Why ‘gestures’ suck

I’ve not blogged in a while, and though I’ve said I’d try to make my blog less of a platform for public bitching and whining, I figure it’s Christmas, I should get to do what I want. So this is a blog post on why all ‘gestures’ in applications suck, ‘gestures’ are always a bad idea and if you’re implementing ‘gestures’ in your application, you’re doing it wrong. Of course, this is all my personal opinion and I’ve done only the most cursory amount of HCI study, so take it with a pitcher of salt.

Great user-interfaces are made great by working on a user’s familiarities. This makes a lot of sense. If someone designs an icon to represent an action, they find the nearest every-day analogy that has a clear and identifiable visual, and base it off of that. Mail icons involve envelopes, print icons involve printers, search icons involve magnifying glasses (ok, that last one relies pretty heavily on cultural knowledge which is probably questionable nowadays, but bear with me). This should follow on to all aspects of HCI. People will find things easier if they can apply a skill they already have, or they can relate it to something they’re already familiar with.

Touch-screens are becoming a much more common input-device these days, and they’re one I’ve been interested in for a very, very long time. Now that they’re becoming more common, more people are trying to retro-fit their applications to work better with this new interface. And this seems to be where ‘gestures’ come in. People see pinch-to-zoom, or dragging on the iPhone/Pad/Pod (and I’m just going to reference those, as as far as I’m concerned, they’re the only devices that have gotten touch-interaction close to being right), and they seem to think “Hey, that’s cool, I should put those actions in my application!” STOP.

I have a newsflash – and I’m sure this is just pointless ranting for a lot of people, but I’ll say it anyway – pinch-to-zoom and dragging are not ‘gestures’. They are physical manipulations that have a logical result. You don’t ‘execute a pinch-to-zoom gesture’ when you zoom in on a web-page or photo on an iPad. You put two fingers on the screen and you move them closer or further apart, because it makes physical sense. When you put your finger on the surface, it responds instantly and with minimal latency – it immediately establishes that placing your finger on this surface attaches your finger to that point on the surface. From there, pinch-to-zoom makes perfect sense and follows logically. These aren’t ‘gestures’, these are direct and logical manipulations of a surface. And that works. Having instant and reliable response to an action is a very powerful device.

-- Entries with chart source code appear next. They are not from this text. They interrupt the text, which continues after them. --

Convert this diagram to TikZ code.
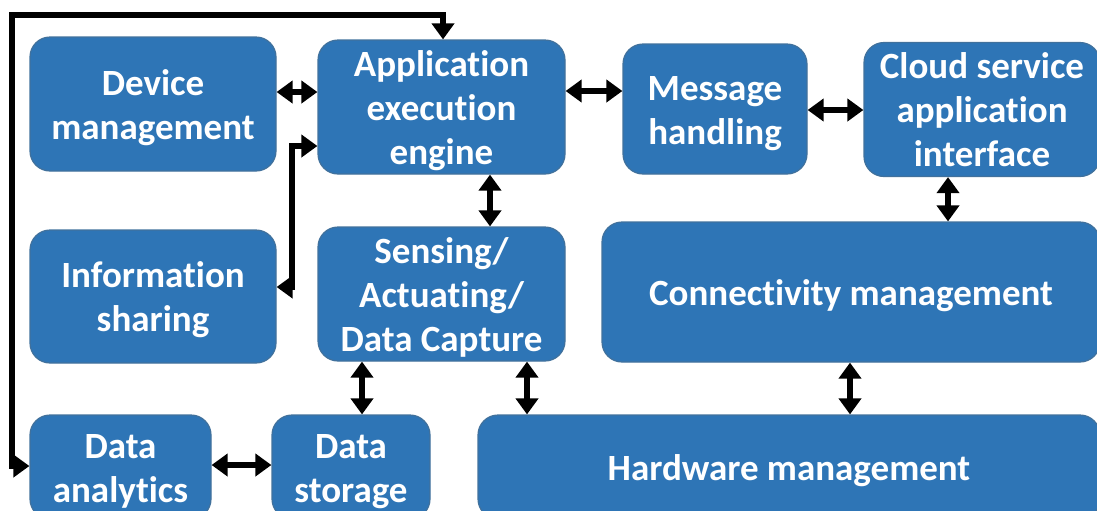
\documentclass[tikz,border=0pt]{standalone}
\usepackage{fontspec}
\setmainfont{Carlito}[Ligatures=NoCommon]
\usetikzlibrary{arrows.meta}

\definecolor{boxblue}{HTML}{2E75B6}
\definecolor{boxline}{HTML}{41719C}

% struts for the first and last line of a box text
\newcommand\topstrut{\rule{0pt}{18pt}}
\newcommand\botstrut{\rule[-5pt]{0pt}{0pt}}

\tikzset{
  block/.style={draw=boxline, line width=0.6pt, fill=boxblue, rounded corners=10pt,
    text=white, font=\bfseries\fontsize{18.5}{22}\selectfont, align=center, inner sep=0pt},
  link/.style={line width=3pt, {Triangle[width=11pt,length=8pt]}-{Triangle[width=11pt,length=8pt]}}
}

\begin{document}
\begin{tikzpicture}[x=0.5pt, y=-0.5pt]
  \useasboundingbox (0,0) rectangle (1097,510);

  \node[block, minimum width=123pt, minimum height=67pt] (dev) at (153,104) {\topstrut Device\\management\botstrut};
  \node[block, minimum width=123.5pt, minimum height=67pt] (app) at (441.5,107) {\topstrut Application\\execution\\engine\botstrut};
  \node[block, minimum width=92pt, minimum height=65pt] (msg) at (715,109) {\topstrut Message\\handling\botstrut};
  \node[block, minimum width=118pt, minimum height=65.5pt] (cloud) at (982,109.5) {\topstrut Cloud service\\application\\interface\botstrut};
  \node[block, minimum width=123pt, minimum height=66.5pt] (info) at (153,296.5) {\topstrut Information\\sharing\botstrut};
  \node[block, minimum width=123.5pt, minimum height=67pt] (sense) at (441.5,294) {\topstrut Sensing/\\Actuating/\\Data Capture\botstrut};
  \node[block, minimum width=249pt, minimum height=70pt] (conn) at (851,292) {\topstrut Connectivity management\botstrut};
  \node[block, minimum width=90.5pt, minimum height=52pt] (ana) at (120.5,467) {\topstrut Data\\analytics\botstrut};
  \node[block, minimum width=79pt, minimum height=52pt] (store) at (351,467) {\topstrut Data\\storage\botstrut};
  \node[block, minimum width=311pt, minimum height=52pt] (hw) at (789,467) {\topstrut Hardware management\botstrut};

  \draw[link] (dev.east |- 0,92) -- (app.west |- 0,92);
  \draw[link] (app.east |- 0,91) -- (msg.west |- 0,91);
  \draw[link] (msg.east |- 0,110) -- (cloud.west |- 0,110);
  \draw[link] (info.east |- 0,287) -- (292,287) -- (292,146) -- (app.west |- 0,146);
  \draw[link] (app.south -| 490,0) -- (sense.north -| 490,0);
  \draw[link] (cloud.south -| 948,0) -- (conn.north -| 948,0);
  \draw[link] (sense.south -| 362,0) -- (store.north -| 362,0);
  \draw[link] (sense.south -| 527,0) -- (hw.north -| 527,0);
  \draw[link] (conn.south -| 850,0) -- (hw.north -| 850,0);
  \draw[link] (ana.east |- 0,465) -- (store.west |- 0,465);
  \draw[link] (ana.west |- 0,466) -- (12,466) -- (12,15) -- (443,15) -- (app.north -| 443,0);
\end{tikzpicture}
\end{document}
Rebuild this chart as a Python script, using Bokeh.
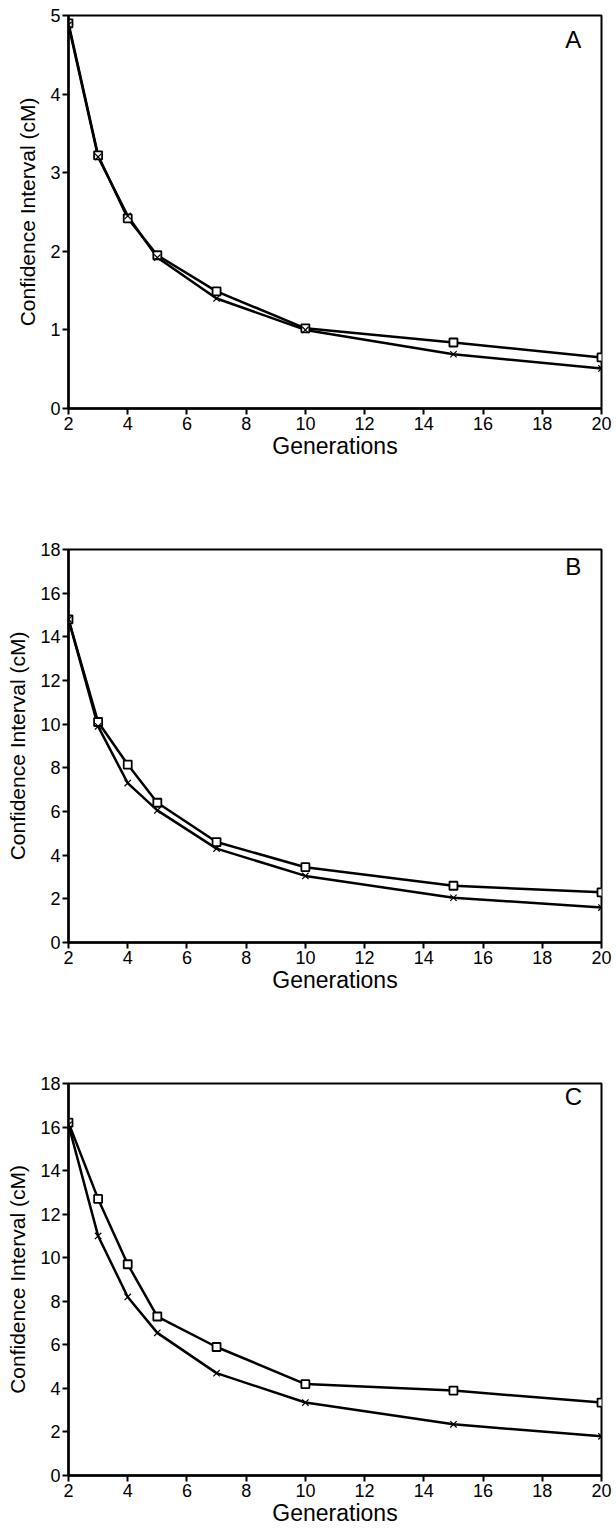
from bokeh.plotting import figure
from bokeh.layouts import column
from bokeh.models import Label, FixedTicker
from bokeh.embed import file_html
from bokeh.resources import INLINE

generations = [2, 3, 4, 5, 7, 10, 15, 20]

a_square = [4.90, 3.22, 2.42, 1.95, 1.49, 1.02, 0.84, 0.65]
a_cross = [4.88, 3.20, 2.45, 1.92, 1.40, 1.00, 0.69, 0.51]

b_square = [14.8, 10.1, 8.15, 6.4, 4.6, 3.45, 2.6, 2.3]
b_cross = [14.8, 9.9, 7.3, 6.05, 4.3, 3.05, 2.05, 1.6]

c_square = [16.2, 12.7, 9.7, 7.3, 5.9, 4.2, 3.9, 3.35]
c_cross = [16.1, 11.0, 8.2, 6.55, 4.7, 3.35, 2.35, 1.8]

x_ticks = [2, 4, 6, 8, 10, 12, 14, 16, 18, 20]
a_y_ticks = [0, 1, 2, 3, 4, 5]
bc_y_ticks = [0, 2, 4, 6, 8, 10, 12, 14, 16, 18]

FONT = "Liberation Sans"


def make_panel(sq, cr, ymax, yticks, letter, letter_y, height, border_bottom, border_right):
    p = figure(width=612, height=height, x_range=(2, 20), y_range=(0, ymax),
               output_backend="svg", toolbar_location=None,
               min_border_left=68, min_border_right=border_right,
               min_border_top=15, min_border_bottom=border_bottom)
    p.grid.visible = False
    p.outline_line_color = "black"
    p.outline_line_width = 2
    p.background_fill_color = "white"
    p.border_fill_color = "white"

    p.xaxis.ticker = FixedTicker(ticks=x_ticks)
    p.yaxis.ticker = FixedTicker(ticks=yticks)
    for ax in (p.xaxis[0], p.yaxis[0]):
        ax.axis_line_width = 2.5
        ax.axis_line_color = "black"
        ax.major_tick_line_width = 2
        ax.major_tick_line_color = "black"
        ax.major_tick_out = 6
        ax.major_tick_in = 0
        ax.minor_tick_line_color = None
        ax.major_label_text_font = FONT
        ax.major_label_text_font_size = "18px"
        ax.major_label_text_color = "black"
        ax.axis_label_text_font = FONT
        ax.axis_label_text_font_style = "normal"
        ax.axis_label_text_color = "black"
    p.xaxis.axis_label = "Generations"
    p.yaxis.axis_label = "Confidence Interval (cM)"
    p.xaxis.axis_label_text_font_size = "23px"
    p.yaxis.axis_label_text_font_size = "21px"
    p.xaxis.major_label_standoff = 2
    p.yaxis.major_label_standoff = 2
    p.xaxis.axis_label_standoff = 0
    p.yaxis.axis_label_standoff = 8

    p.line(generations, sq, line_color="black", line_width=2.5)
    p.line(generations, cr, line_color="black", line_width=2.5)
    p.scatter(generations, sq, marker="square", size=8, fill_color="white",
              line_color="black", line_width=1.8)
    p.scatter(generations, cr, marker="x", size=9, line_color="black", line_width=1.2)

    p.add_layout(Label(x=19.05, y=letter_y, text=letter, text_font=FONT,
                       text_font_size="24px", text_align="center",
                       text_baseline="middle", text_color="black"))
    return p


pa = make_panel(a_square, a_cross, 5, a_y_ticks, "A", 4.69, 534, 126, 11)
pb = make_panel(b_square, b_cross, 18, bc_y_ticks, "B", 17.2, 534, 126, 6)
pc = make_panel(c_square, c_cross, 18, bc_y_ticks, "C", 17.4, 460, 52, 5)

layout = column(pa, pb, pc, spacing=0)
open("out.html", "w").write(file_html(layout, INLINE))
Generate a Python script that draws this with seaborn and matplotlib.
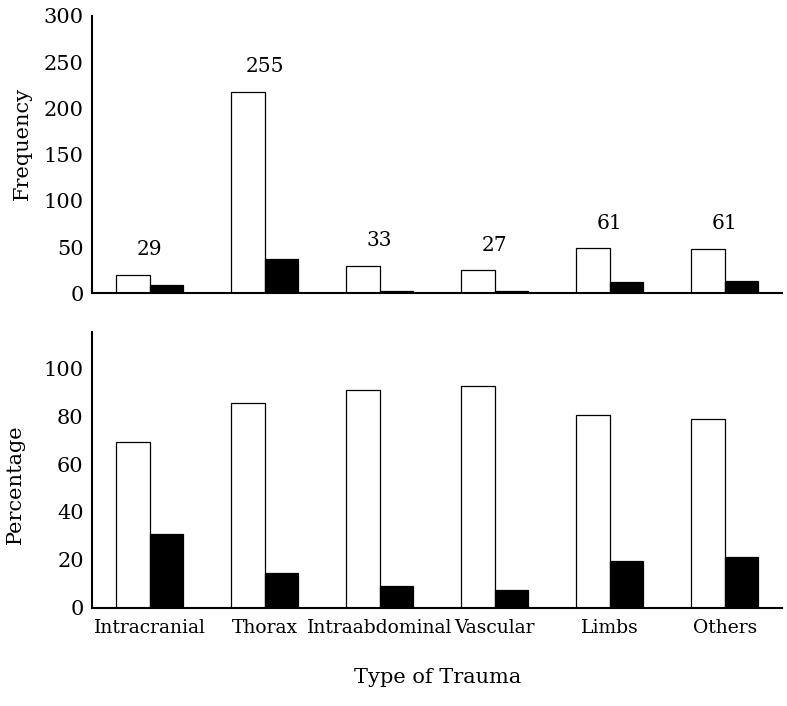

If you’re a gestures fan, you may now be thinking “Well, the difference is academic, surely?” and I would disagree very strongly with that. A gesture, by definition, is when you make a movement to express an idea. With a gesture, it’s ok that you would do one thing, and then, afterwards, something happens. With a gesture, it’s ok that whatever gesture you make, what follows may not be directly linked with that gesture. And this is often the feeling you get when you use an application that has ‘gestures’. You make a gesture, and then, after the application has considered things, it does something. There is no guarantee that what you do will have an instant and well-defined reaction. And as long as we continue to call these actions ‘gestures’, this will always be ok, because this is the definition of a gesture. A gesture does not imply any kind of reaction, or make any implications about latency or reliability.

I bring this up now, as my Android phone (see, I’m not an Apple fanboy!) recently updated to the latest Android market, and this is a damn good example of bad HCI (and bad several other things too, but I want to focus my bitching). For those that have the application, open it up and check this out – There’s a carousel at the top of the application. You can drag this to scroll it, and when you release, it sort-of maintains your momentum and sets it spinning. Except there’s a problem (which is why I said sort-of) – When I drag it, there’s no relation between where my finger is and what’s under my finger. I’m not physically dragging the carousel, I’m performing a ‘drag gesture’. Similarly, when I perform a quick drag gesture and I let go, there’s a small pause, and then the carousel starts spinning with the momentum I gave it – except it isn’t the momentum I gave it, it’s a similar, but not quite right, momentum. The list at the bottom of the application is better (due to it being a stock scrolling widget I imagine), though not much, because they seem to do blocking I/O while you dragging, breaking the direct relation between your physical interaction and the on-screen response.

I don’t mean to pick on Android Market especially, as it’s something you can see in touch-based interfaces all over the place (Android is bad, but feature-phones are often far worse). But in my eyes, this sort of thing shouldn’t be acceptable. Apple proved that it isn’t that hard several years ago now – it’s not an innovation anymore, someone’s gone and done it – we can just copy them!

So, if you have an application that you expect to work on a touch-screen, or you’re planning on writing one, think first, “What physical analogy am I making here?” What common familiarity are you taking advantage of? And if your application involves taking advantage of the fact that most people are used to manipulating things with their hands, then do try to realise just how important making the feedback instant, reliable and logical are. Then realise that you must NOT call these physical interactions ‘gestures’.